Working families out in cold under Harper: Layton

VANCOUVER—NDP leader Jack Layton tugged at a dangling thread in Prime Minister Stephen Harper’s election campaign yesterday, hoping to unravel his newly-softened image and undermine Tory support in the key battleground of British Columbia.
Layton stormed several Vancouver-area ridings, brandishing bad-news headlines about the souring economy in an all-out effort to poach Liberal doubters and Green voters to the NDP camp.

“I’ll tell you the problem with Stephen Harper’s do-nothing attitude: you pull one thread and the whole sweater unravels, and it’s the working people of Canada who get left out in the cold,” he told supporters at a rally in Vancouver-Kingsway.
“That’s why the time has come to throw Stephen Harper out.”
Harper has failed to protect the pensions, savings, and homes of working families while his corporate buddies get billions in tax breaks, Layton charged.
“I’ll work until I drop to make sure that your homes, your pensions, your mortgages, and your jobs are protected as best as we are able from this unfolding financial crisis,” the NDP leader told keyed-up supporters at a buffet restaurant in Burnaby, B.C.
“Because it’s so important that in tough times, you have a government that will stand with you, not against you.”
Recent polls suggest Harper’s repeated reassurances about the economy have fallen flat with voters, thwarting Conservatives chances to form a majority government.
Layton is hoping to capitalize on that trend while dispelling the notion that his party can’t be trusted to steer the country through the turbulent times ahead.
He promised not to spend the country into a deficit, raise personal taxes, or roll back Conservative cuts to the GST. But an NDP government won’t reward banks that gouge consumers either, he vowed.
Instead, they’d freeze $50 billion in corporate tax breaks handed out by the Tories and make strategic investments in companies that are creating jobs, he said.
“Our approach is that we don’t want to see more interest being paid to banks,” Layton said after the rally in Vancouver-Kingsway.
“What we do believe is that we shouldn’t be giving them more giveaways right now at the same time as they’re turning around and ripping off Canadian consumers.”
Layton also took aim at the Liberals’ proposed carbon tax plan, casting it as an ineffective and unfair strategy that would hurt families while doing nothing to stop climate change.
It’s part of Layton’s siren song to Liberal and Green voters—calling on them to unite under the NDP banner to defeat the federal Tories.
He repeated the refrain to supporters in Vancouver-Kingsway, the riding of Foreign Affairs minister David Emerson, which traditionally has swung between the Liberals and NDP.
Emerson, who is not seeking re-election, won the seat in 2006 as a Liberal before crossing the floor to the Tories.

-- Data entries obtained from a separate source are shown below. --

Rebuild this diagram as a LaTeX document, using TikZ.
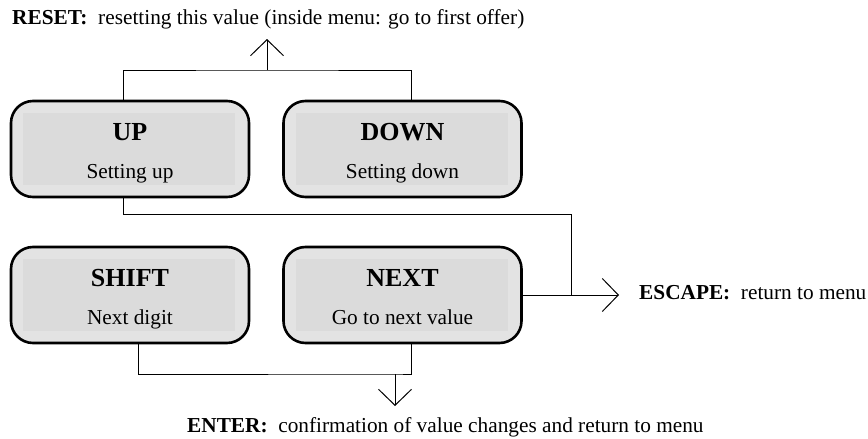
\documentclass[tikz,border=0pt]{standalone}
\usepackage{fontspec}
\setmainfont{Liberation Serif}
\usetikzlibrary{arrows.meta}

\definecolor{keyout}{HTML}{E3E3E3}
\definecolor{keyin}{HTML}{DBDBDB}

\tikzset{
  key/.style={draw, line width=2.6pt, rounded corners=22pt, fill=keyout,
    minimum width=238pt, minimum height=96pt, inner sep=0pt,
    path picture={\fill[keyin, sharp corners] ([shift={(12pt,-12pt)}]path picture bounding box.north west)
      rectangle ([shift={(-14pt,12pt)}]path picture bounding box.south east);}},
  keyname/.style={anchor=base, inner sep=0pt, font=\fontsize{26}{26}\selectfont\bfseries},
  keytext/.style={anchor=base, inner sep=0pt, font=\fontsize{21.3}{22}\selectfont},
  note/.style={anchor=base west, inner sep=0pt, font=\fontsize{21.3}{22}\selectfont},
  wire/.style={line width=1pt},
  push/.style={wire, -{Straight Barb[length=16pt, width=33pt, line width=1pt]}}
}

\begin{document}
\begin{tikzpicture}[x=1pt, y=-1pt]
  \useasboundingbox (0,0) rectangle (868,439);

  % the four keys
  \node[key] (up) at (130,149) {};
  \node[key] (down) at (402.5,149) {};
  \node[key] (shift) at (130,295) {};
  \node[key] (next) at (402.5,295) {};

  \node[keyname] (upname) at ([yshift=8.5pt]up.center) {UP};
  \node[keytext] (uptext) at ([yshift=-29.5pt]up.center) {Setting up};
  \node[keyname] (downname) at ([yshift=8.5pt]down.center) {DOWN};
  \node[keytext] (downtext) at ([yshift=-29.5pt]down.center) {Setting down};
  \node[keyname] (shiftname) at ([yshift=8.5pt]shift.center) {SHIFT};
  \node[keytext] (shifttext) at ([yshift=-29.5pt]shift.center) {Next digit};
  \node[keyname] (nextname) at ([yshift=8.5pt]next.center) {NEXT};
  \node[keytext] (nexttext) at ([yshift=-29.5pt]next.center) {Go to next value};

  % key combinations
  \node[note] (reset) at (12,24) {\textbf{RESET:}\hspace{0.5em}resetting this value (inside menu: go to first offer)};
  \node[note] (escape) at (639,299) {\textbf{ESCAPE:}\hspace{0.5em}return to menu};
  \node[note] (enter) at (187,432) {\textbf{ENTER:}\hspace{0.5em}confirmation of value changes and return to menu};

  \coordinate (rst) at (267,70);
  \coordinate (rsttip) at (267,39);
  \coordinate (esc) at (571,295);
  \coordinate (esctip) at (619,295);
  \coordinate (ent) at (395,374);
  \coordinate (enttip) at (395,406);

  \draw[wire] ([xshift=-7pt]up.north) |- (rst) -| ([xshift=8.5pt]down.north);
  \draw[push] (rst) -- (rsttip);

  \draw[wire] ([xshift=-7pt]up.south) |- (571,214) -- (esc);
  \draw[push] (next.east) -- (esctip);

  \draw[wire] ([xshift=8pt]shift.south) |- (ent) -| ([xshift=8.5pt]next.south);
  \draw[push] (ent) -- (enttip);
\end{tikzpicture}
\end{document}
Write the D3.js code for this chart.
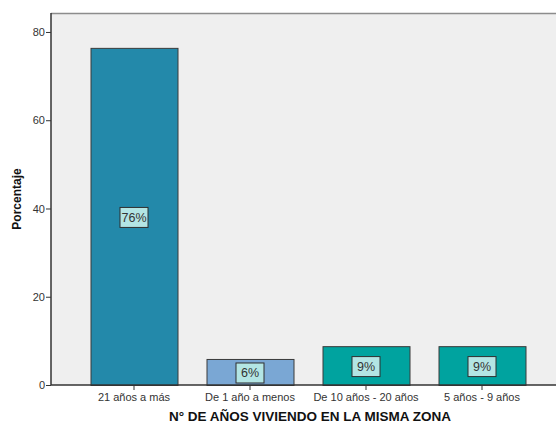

Both the NDP and the Liberals are counting on lingering resentment over Emerson’s defection to push them ahead in the polls.
“People voted Liberal last time and they saw that there was no difference between a Liberal and a Conservative,” said NDP candidate Don Davies.
“They’ve also seen Stephane Dion vote 43 times with Stephen Harper, so people know it’s only the NDP who will stand up to Stephen Harper in this country.”